20 de mayo de 2019

La guerra más corta y la más larga


Autor: Álvaro Correa

La Real Academia Española define la “guerra” de diversas maneras. Se trataría de una “desavenencia y rompimiento de la paz entre dos o más potencias”, de una “lucha armada entre dos o más naciones o entre bandos de una misma nación”, o bien, de una “pugna, oposición, rivalidad (aunque sea en sentido moral)”…

Y, según las circunstancias, habría diversas acepciones. La guerra podría ser a muerte, abierta, atómica, biológica, campal, civil, psicológica, electrónica, santa, sucia, fría, de posiciones, de trincheras, de precios, etc.


Por desgracia las guerras recorren la historia del hombre como una sombra de la que no se puede desprender.
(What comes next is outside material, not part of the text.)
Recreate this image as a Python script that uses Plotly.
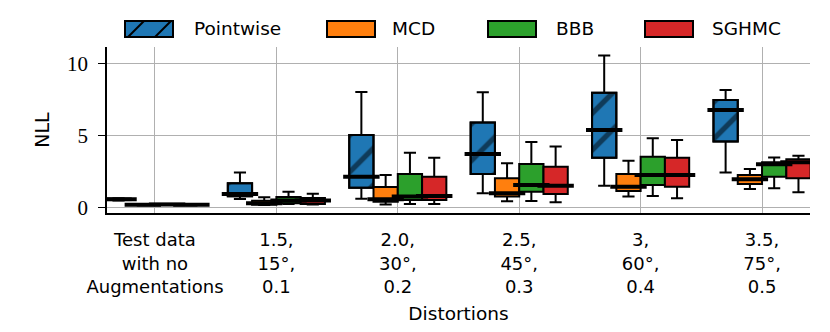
import plotly.graph_objects as go

# Distortion levels (x categories)
categories = [
    "Test data<br>with no<br>Augmentations",
    "1.5,<br>15°,<br>0.1",
    "2.0,<br>30°,<br>0.2",
    "2.5,<br>45°,<br>0.3",
    "3,<br>60°,<br>0.4",
    "3.5,<br>75°,<br>0.5",
]

methods = ["Pointwise", "MCD", "BBB", "SGHMC"]
colors = ["#1f77b4", "#ff7f0e", "#2ca02c", "#d62728"]

# box statistics per method, one value per distortion level
pointwise_low = [0.50, 0.60, 0.63, 1.00, 1.53, 2.44]
pointwise_q1 = [0.53, 0.80, 1.39, 2.35, 3.48, 4.60]
pointwise_med = [0.58, 0.95, 2.16, 3.74, 5.41, 6.80]
pointwise_q3 = [0.63, 1.70, 5.06, 5.92, 8.00, 7.50]
pointwise_high = [0.66, 2.44, 8.05, 8.03, 10.58, 8.19]

mcd_low = [0.16, 0.18, 0.23, 0.44, 0.77, 1.30]
mcd_q1 = [0.18, 0.20, 0.42, 0.77, 1.16, 1.65]
mcd_med = [0.21, 0.30, 0.58, 1.00, 1.46, 1.97]
mcd_q3 = [0.24, 0.49, 1.44, 2.04, 2.35, 2.28]
mcd_high = [0.26, 0.72, 2.28, 3.09, 3.27, 2.69]

bbb_low = [0.18, 0.25, 0.26, 0.47, 0.81, 1.35]
bbb_q1 = [0.20, 0.30, 0.54, 1.11, 1.58, 2.16]
bbb_med = [0.23, 0.50, 0.77, 1.58, 2.28, 3.02]
bbb_q3 = [0.26, 0.75, 2.35, 3.04, 3.55, 3.16]
bbb_high = [0.28, 1.10, 3.83, 4.57, 4.83, 3.50]

sghmc_low = [0.16, 0.22, 0.26, 0.37, 0.65, 1.07]
sghmc_q1 = [0.18, 0.26, 0.54, 0.95, 1.46, 2.04]
sghmc_med = [0.20, 0.50, 0.81, 1.53, 2.28, 3.16]
sghmc_q3 = [0.23, 0.67, 2.16, 2.85, 3.48, 3.37]
sghmc_high = [0.25, 0.97, 3.48, 4.25, 4.71, 3.62]

stats = {
    "Pointwise": (pointwise_low, pointwise_q1, pointwise_med, pointwise_q3, pointwise_high),
    "MCD": (mcd_low, mcd_q1, mcd_med, mcd_q3, mcd_high),
    "BBB": (bbb_low, bbb_q1, bbb_med, bbb_q3, bbb_high),
    "SGHMC": (sghmc_low, sghmc_q1, sghmc_med, sghmc_q3, sghmc_high),
}

# page body has an 8px margin, so the figure is 8px smaller and everything shifts
PAGE = 8
W, H = 830 - PAGE, 332 - PAGE
M_L, M_R, M_T, M_B = 107 - PAGE, 20, 47 - PAGE, 119
BOX_W = 0.2
offsets = [-0.3, -0.1, 0.1, 0.3]
SANS = "DejaVu Sans"

fig = go.Figure()

for i, name in enumerate(methods):
    low, q1, med, q3, high = stats[name]
    xs = [k + offsets[i] for k in range(len(categories))]
    hatched = name == "Pointwise"
    if hatched:
        # hatched fill for the pointwise boxes
        fig.add_trace(go.Bar(
            x=xs, y=[b - a for a, b in zip(q1, q3)], base=q1, width=BOX_W,
            marker=dict(color=colors[i], line=dict(color="black", width=2),
                        pattern=dict(shape="/", fgcolor="black", size=26, solidity=0.2)),
            showlegend=False, hoverinfo="skip",
        ))
    fig.add_trace(go.Box(
        x=xs, q1=q1, median=med, q3=q3, lowerfence=low, upperfence=high,
        width=BOX_W, whiskerwidth=0.5,
        fillcolor="rgba(0,0,0,0)" if hatched else colors[i],
        line=dict(color="black", width=2),
        boxpoints=False, name=name, showlegend=False,
    ))
    # thick median bars like matplotlib
    fig.add_trace(go.Scatter(
        x=xs, y=med, mode="markers",
        marker=dict(symbol="line-ew", size=26, line=dict(color="black", width=4)),
        showlegend=False, hoverinfo="skip",
    ))


def px_x(p):
    return (p - PAGE - M_L) / (W - M_L - M_R)


def px_y(p):
    return 1 - (p - PAGE - M_T) / (H - M_T - M_B)


# legend drawn by hand: wide swatches like the matplotlib one
sw_x = [125, 327, 488, 645]
txt_x = [192, 390, 554, 710]
for i, name in enumerate(methods):
    x0, x1 = sw_x[i], sw_x[i] + 48
    fig.add_shape(type="rect", xref="paper", yref="paper",
                  x0=px_x(x0), x1=px_x(x1), y0=px_y(37), y1=px_y(21),
                  fillcolor=colors[i], line=dict(color="black", width=2))
    if name == "Pointwise":
        for a in (3, 30):
            fig.add_shape(type="line", xref="paper", yref="paper",
                          x0=px_x(x0 + a), y0=px_y(37), x1=px_x(x0 + a + 16), y1=px_y(21),
                          line=dict(color="black", width=2))
    fig.add_annotation(text=name, xref="paper", yref="paper",
                       x=px_x(txt_x[i]), y=px_y(29), xanchor="left", yanchor="middle",
                       showarrow=False, font=dict(family=SANS, size=18.5, color="black"))

fig.update_layout(
    width=W, height=H,
    margin=dict(l=M_L, r=M_R, t=M_T, b=M_B),
    paper_bgcolor="white", plot_bgcolor="white",
    barmode="overlay", boxmode="overlay",
    showlegend=False,
)
fig.update_xaxes(
    range=[-0.395, 5.395], tickmode="array",
    tickvals=list(range(len(categories))), ticktext=categories,
    showgrid=True, gridcolor="#b0b0b0", gridwidth=1.2,
    showline=True, linecolor="black", linewidth=1.5,
    ticks="", ticklabelstandoff=10, zeroline=False,
    tickfont=dict(family=SANS, size=18, color="black"),
    title=dict(text="Distortions", font=dict(family=SANS, size=18.5, color="black"), standoff=11),
)
fig.update_yaxes(
    range=[-0.37, 11.18], tickvals=[0, 5, 10],
    showgrid=True, gridcolor="#b0b0b0", gridwidth=1.2,
    showline=True, linecolor="black", linewidth=1.5,
    ticks="outside", ticklen=7, tickwidth=1.2, tickcolor="black", zeroline=False,
    ticklabelstandoff=6,
    tickfont=dict(family="Liberation Serif", size=21, color="black"),
    title=dict(text="NLL", font=dict(family=SANS, size=19, color="black"), standoff=12),
)

fig.write_html("out.html")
Un dato curioso es que la guerra más larga de la historia enfrentó a los Países Bajos contra las islas de Scilly desde 1651 hasta 1986. Por tanto, duró 335 años, y, cosa de admirar, no provocó ni una sola víctima.

En contraste, la guerra más corta sucedió el 27 de agosto de 1896 entre el Reino Unido y Zanzíbar, una de sus colonias africanas, actualmente región semiautónoma de Tanzania. La duración aproximada varía, según las referencias, entre 38 y 45 minutos. Y esta guerra, que no llegó a una hora, sumó 500 víctimas, todas de la facción zanziabariana.

Volviendo la mirada hacia nuestros días, nos apena ver el rostro de nuestra tierra encendido en numerosos países a causa de guerras y conflictos. Son 22 las zonas de guerra intensa y prolongada, sobre todo en Asia y África.

A nosotros queda ser constructores de la paz en nuestros hogares y en el ambiente en el que nos desenvolvemos. Sabemos que la paz no es solo ausencia de guerra porque el hombre genera desde su interior la sociedad en la que vive.

La paz es bondad de corazón, es serenidad y benevolencia; la paz es perdón y donación generosa al bien del prójimo. La paz, entendida en su esencia espiritual, es la amistad del hombre con Dios y con sus semejantes.

No dejemos de rezar cada día para que Jesucristo, Príncipe de la paz, nos conceda cumplir la Voluntad de su Padre sobre cada uno de nosotros y sobre la entera humanidad. No en vano, el primer saludo que nos brindó tras la resurrección fue “¡la paz esté con ustedes!”.